The event also heard that the Milton Park office development in Abingdon has scope for a further 1m sq ft of floorspace under the terms of local development order (LDO) covering the site.  

Philip Campbell, commercial director of MEPC, said the developer had already developed 500,000 sq ft of floorspace at Milton Park since the LDO had been secured in 2012.  

The order, which states that MEPC only has to provide 10 days notice to local planners in order to secure consent for a development, allowed for another 1m sq ft of floorspace on top of the 3m sq ft already built out.  

Campbell said that the latest development on the park, a 53,000 sq ft: office building, had been pre-let to life science company Immunocore for immunotherapy.  

And he said MEPC had received interest in the park’s next phase, 110,000 sq ft of office space in three buildings, which is due to be complete by February next year.  He said that the company had a commitment on one building and ‘good interest’ in another.  

Tom Edgerley, development director of U+I, said that the masterplan for the expansion of Didcot’s Harwell campus included proposals for more than 1,000 new homes.  

U&I is developing the next phase of the 710 acre site, which boasts a half km long synchrotron particle accelerator, in a joint venture with the Science and Technology Facilities Council and the UK Atomic Energy Agency.   

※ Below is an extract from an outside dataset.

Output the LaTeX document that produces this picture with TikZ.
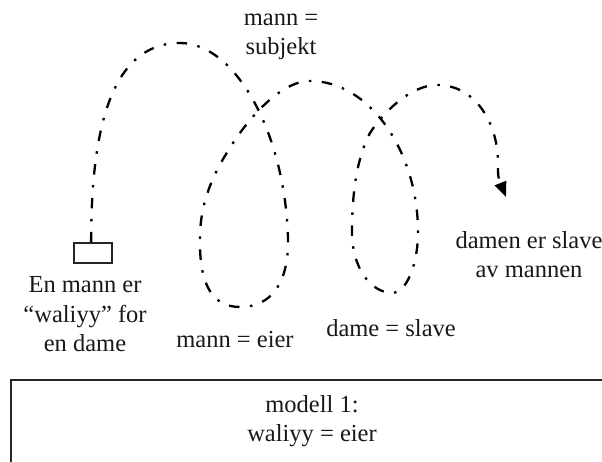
\documentclass[tikz,border=0pt]{standalone}
\usepackage{fontspec}
\setmainfont{Liberation Serif}
\usetikzlibrary{arrows.meta}
\begin{document}
\begin{tikzpicture}[x=1pt,y=1pt,
  lbl/.style={align=center,inner sep=0pt,anchor=base,text=black!90,
    font=\fontsize{24.5}{29.5}\selectfont},
  coil/.style={line width=2.3pt,black,
    dash pattern=on 10.5pt off 10.5pt on 2.5pt off 10.5pt,
    -{Triangle[length=15pt,width=12pt]}},
  startbox/.style={draw=black!85,line width=1.1pt,minimum width=38pt,
    minimum height=20pt,inner sep=0pt},
  frame/.style={draw=black!85,line width=1.8pt,minimum width=640pt,
    minimum height=140pt,inner sep=0pt}]
\useasboundingbox (0,0) rectangle (602,462);
\fill[white] (0,0) rectangle (602,462);

\node[startbox] (box) at (93,209) {};
\node[frame,anchor=north west] (frame) at (10,83) {};

\node[lbl] (subj) at (281,407) {mann =\\subjekt};
\node[lbl] (start) at (85,110) {En mann er\\“waliyy” for\\en dame};
\node[lbl] (eier) at (235,114) {mann = eier};
\node[lbl] (slave) at (391,125) {dame = slave};
\node[lbl] (result) at (529,184) {damen er slave\\av mannen};
\node[lbl] (model) at (312,20) {modell 1:\\waliyy = eier};

\coordinate (end) at (506,265);

\draw[coil] (box.100) .. controls (91,330) and (110,419) .. (180,419)
 .. controls (235,419) and (285,330) .. (288,224)
 .. controls (289,180) and (272,155) .. (240,155)
 .. controls (212,155) and (199,178) .. (200,224)
 .. controls (200,265) and (218,296) .. (233,319)
 .. controls (248,342) and (280,381) .. (310,381)
 .. controls (370,381) and (418,310) .. (418,230)
 .. controls (418,195) and (405,169) .. (393,169)
 .. controls (370,169) and (352,195) .. (352,230)
 .. controls (352,280) and (360,310) .. (370,329)
 .. controls (382,348) and (410,377) .. (437,377)
 .. controls (478,377) and (498,335) .. (498,300)
 .. controls (498,285) .. (end);
\end{tikzpicture}
\end{document}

He said that 80% of ‘The Quad’, a 30,000 sq ft speculative development including laboratory and office space, is either pre-let or under offer at rents of more than £30 per sq ft.  

And he said that said that two thirds of the 65,000 sq ft speculatively developed Zephyr Building, which houses laboratory, office and engineering space, had also been pre-let.  

Peter Knight, chief information officer at Oxford University Hospitals NHS Foundation Trust rounded off the presentations.  

He said one of the trust’s priorities was to turn its surface car parks, which form the biggest chunk of its real estate portfolio, into multi-storey facilities that could house other uses.  

“If we can rationalise the size of the car parks, we can start to move forward,” Knight said.   

He said that the trust’s other property priorities included more key worker housing for the hospitals staff and measures to upgrade its clinical facilities, such as the emergency department resuscitation suite and intensive care unit and theatre.  

And he said that the trust was looking at consolidating clinical services at the city’s John Radcliffe teaching hospital.